__WHAT IS ASKED__: Only the lines from the one containing "Write the React, TypeScript" down to the one containing "const data = years.map((year, i)", inclusive, are to be quoted exactly.

-- BEGIN DATA LISTING --

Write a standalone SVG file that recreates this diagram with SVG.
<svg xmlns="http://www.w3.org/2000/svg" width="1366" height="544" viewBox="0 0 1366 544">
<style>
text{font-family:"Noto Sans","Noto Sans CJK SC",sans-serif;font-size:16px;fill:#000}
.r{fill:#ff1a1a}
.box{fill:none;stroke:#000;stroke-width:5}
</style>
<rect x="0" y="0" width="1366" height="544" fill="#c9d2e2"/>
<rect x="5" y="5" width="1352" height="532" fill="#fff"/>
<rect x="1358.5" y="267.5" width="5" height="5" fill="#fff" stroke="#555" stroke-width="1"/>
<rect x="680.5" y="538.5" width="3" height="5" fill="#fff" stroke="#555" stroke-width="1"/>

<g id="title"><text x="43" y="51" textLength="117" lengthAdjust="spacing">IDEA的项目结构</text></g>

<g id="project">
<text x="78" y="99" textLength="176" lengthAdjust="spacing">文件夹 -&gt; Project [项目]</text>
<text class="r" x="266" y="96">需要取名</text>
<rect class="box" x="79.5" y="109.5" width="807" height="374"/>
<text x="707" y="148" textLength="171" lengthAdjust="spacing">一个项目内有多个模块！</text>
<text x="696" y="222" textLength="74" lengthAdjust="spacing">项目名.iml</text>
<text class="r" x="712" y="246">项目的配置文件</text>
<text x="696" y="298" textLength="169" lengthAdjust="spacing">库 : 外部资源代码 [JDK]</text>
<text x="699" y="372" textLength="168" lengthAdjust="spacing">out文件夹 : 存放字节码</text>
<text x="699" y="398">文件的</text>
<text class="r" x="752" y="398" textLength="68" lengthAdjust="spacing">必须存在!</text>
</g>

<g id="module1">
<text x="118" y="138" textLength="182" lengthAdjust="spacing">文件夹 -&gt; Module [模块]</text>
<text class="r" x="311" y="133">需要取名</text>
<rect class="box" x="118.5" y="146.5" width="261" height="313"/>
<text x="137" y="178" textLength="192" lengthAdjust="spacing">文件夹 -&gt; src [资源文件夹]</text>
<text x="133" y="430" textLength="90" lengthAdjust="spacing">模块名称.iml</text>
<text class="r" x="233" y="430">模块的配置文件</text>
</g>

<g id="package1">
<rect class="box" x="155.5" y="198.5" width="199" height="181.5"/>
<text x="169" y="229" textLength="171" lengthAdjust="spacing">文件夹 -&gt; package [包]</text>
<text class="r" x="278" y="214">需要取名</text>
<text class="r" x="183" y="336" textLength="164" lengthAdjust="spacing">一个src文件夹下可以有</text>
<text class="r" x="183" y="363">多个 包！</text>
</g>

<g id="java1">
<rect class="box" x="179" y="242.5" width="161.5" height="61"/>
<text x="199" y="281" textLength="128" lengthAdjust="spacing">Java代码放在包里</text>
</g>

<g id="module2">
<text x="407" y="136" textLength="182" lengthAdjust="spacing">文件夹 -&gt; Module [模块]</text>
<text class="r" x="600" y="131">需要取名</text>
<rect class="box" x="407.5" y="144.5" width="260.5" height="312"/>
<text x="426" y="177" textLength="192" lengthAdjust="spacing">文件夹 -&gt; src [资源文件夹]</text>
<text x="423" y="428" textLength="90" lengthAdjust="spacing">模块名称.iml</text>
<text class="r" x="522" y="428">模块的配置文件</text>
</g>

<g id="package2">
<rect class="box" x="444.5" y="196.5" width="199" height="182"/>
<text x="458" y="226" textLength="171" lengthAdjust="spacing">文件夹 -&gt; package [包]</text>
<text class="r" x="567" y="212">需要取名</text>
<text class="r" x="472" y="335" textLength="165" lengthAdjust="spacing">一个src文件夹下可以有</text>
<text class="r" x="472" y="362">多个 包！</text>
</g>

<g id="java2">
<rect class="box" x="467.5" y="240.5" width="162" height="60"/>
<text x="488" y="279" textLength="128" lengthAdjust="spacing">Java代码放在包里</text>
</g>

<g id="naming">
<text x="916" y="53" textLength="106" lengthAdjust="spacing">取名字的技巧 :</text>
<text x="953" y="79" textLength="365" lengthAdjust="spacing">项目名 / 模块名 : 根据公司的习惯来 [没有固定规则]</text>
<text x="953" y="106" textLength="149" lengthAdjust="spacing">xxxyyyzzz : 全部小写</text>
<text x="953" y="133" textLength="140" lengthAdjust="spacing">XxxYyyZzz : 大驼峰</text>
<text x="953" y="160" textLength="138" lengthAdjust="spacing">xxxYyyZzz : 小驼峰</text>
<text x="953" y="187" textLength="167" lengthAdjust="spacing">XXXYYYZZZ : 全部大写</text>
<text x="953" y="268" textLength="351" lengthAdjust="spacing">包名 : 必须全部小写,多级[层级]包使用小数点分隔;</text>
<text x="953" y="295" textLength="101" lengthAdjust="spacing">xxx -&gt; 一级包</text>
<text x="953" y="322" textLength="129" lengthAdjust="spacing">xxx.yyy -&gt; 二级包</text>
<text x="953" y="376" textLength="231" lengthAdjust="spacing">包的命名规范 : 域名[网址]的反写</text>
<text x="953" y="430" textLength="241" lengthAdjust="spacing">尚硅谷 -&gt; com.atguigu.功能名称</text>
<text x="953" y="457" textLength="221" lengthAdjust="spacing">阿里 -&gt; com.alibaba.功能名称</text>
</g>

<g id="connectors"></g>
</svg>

-- END DATA LISTING --
-- BEGIN DATA LISTING --

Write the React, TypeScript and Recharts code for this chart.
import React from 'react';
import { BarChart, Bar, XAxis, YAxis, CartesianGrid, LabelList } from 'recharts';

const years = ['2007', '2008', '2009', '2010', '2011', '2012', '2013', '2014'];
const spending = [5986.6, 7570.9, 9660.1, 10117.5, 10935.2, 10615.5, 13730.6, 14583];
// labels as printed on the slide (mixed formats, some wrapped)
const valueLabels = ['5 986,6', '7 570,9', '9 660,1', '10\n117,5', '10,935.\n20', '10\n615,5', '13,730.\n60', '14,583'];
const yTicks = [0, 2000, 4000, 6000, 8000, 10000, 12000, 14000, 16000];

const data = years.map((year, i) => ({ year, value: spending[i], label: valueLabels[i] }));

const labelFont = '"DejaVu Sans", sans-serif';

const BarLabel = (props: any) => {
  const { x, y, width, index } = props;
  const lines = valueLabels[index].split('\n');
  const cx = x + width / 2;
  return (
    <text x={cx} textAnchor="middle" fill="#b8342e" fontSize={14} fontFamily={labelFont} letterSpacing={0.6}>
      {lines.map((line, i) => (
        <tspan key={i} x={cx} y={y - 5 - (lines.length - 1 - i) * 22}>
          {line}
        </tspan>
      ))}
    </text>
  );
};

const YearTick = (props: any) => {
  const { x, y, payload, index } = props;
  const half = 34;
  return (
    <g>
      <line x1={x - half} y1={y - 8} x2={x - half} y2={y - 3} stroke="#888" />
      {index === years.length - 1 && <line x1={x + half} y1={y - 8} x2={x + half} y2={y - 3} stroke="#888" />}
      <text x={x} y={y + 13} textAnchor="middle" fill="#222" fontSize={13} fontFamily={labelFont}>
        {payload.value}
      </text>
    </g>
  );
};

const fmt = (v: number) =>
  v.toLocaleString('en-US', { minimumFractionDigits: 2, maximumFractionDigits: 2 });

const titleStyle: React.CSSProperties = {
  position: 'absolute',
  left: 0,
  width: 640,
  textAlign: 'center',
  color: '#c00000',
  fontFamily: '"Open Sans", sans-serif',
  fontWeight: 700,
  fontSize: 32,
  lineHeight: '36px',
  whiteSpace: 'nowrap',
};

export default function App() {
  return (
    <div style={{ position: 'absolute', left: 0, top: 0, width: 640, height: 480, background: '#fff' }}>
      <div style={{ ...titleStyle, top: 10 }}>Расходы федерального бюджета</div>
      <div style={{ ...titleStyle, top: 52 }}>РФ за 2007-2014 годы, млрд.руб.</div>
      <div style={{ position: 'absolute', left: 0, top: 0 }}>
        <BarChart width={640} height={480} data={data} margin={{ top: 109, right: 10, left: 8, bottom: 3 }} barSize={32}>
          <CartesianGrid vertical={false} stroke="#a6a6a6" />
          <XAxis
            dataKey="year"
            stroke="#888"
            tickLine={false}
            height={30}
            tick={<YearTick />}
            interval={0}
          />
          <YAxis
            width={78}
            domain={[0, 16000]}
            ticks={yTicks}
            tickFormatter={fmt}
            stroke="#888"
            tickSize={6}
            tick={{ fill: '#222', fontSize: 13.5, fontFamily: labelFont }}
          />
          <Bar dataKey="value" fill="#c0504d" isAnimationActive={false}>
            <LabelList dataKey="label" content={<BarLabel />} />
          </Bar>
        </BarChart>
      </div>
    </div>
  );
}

-- END DATA LISTING --

__FULL OUTPUT__:
Write the React, TypeScript and Recharts code for this chart.
import React from 'react';
import { BarChart, Bar, XAxis, YAxis, CartesianGrid, LabelList } from 'recharts';

const years = ['2007', '2008', '2009', '2010', '2011', '2012', '2013', '2014'];
const spending = [5986.6, 7570.9, 9660.1, 10117.5, 10935.2, 10615.5, 13730.6, 14583];
// labels as printed on the slide (mixed formats, some wrapped)
const valueLabels = ['5 986,6', '7 570,9', '9 660,1', '10\n117,5', '10,935.\n20', '10\n615,5', '13,730.\n60', '14,583'];
const yTicks = [0, 2000, 4000, 6000, 8000, 10000, 12000, 14000, 16000];

const data = years.map((year, i) => ({ year, value: spending[i], label: valueLabels[i] }));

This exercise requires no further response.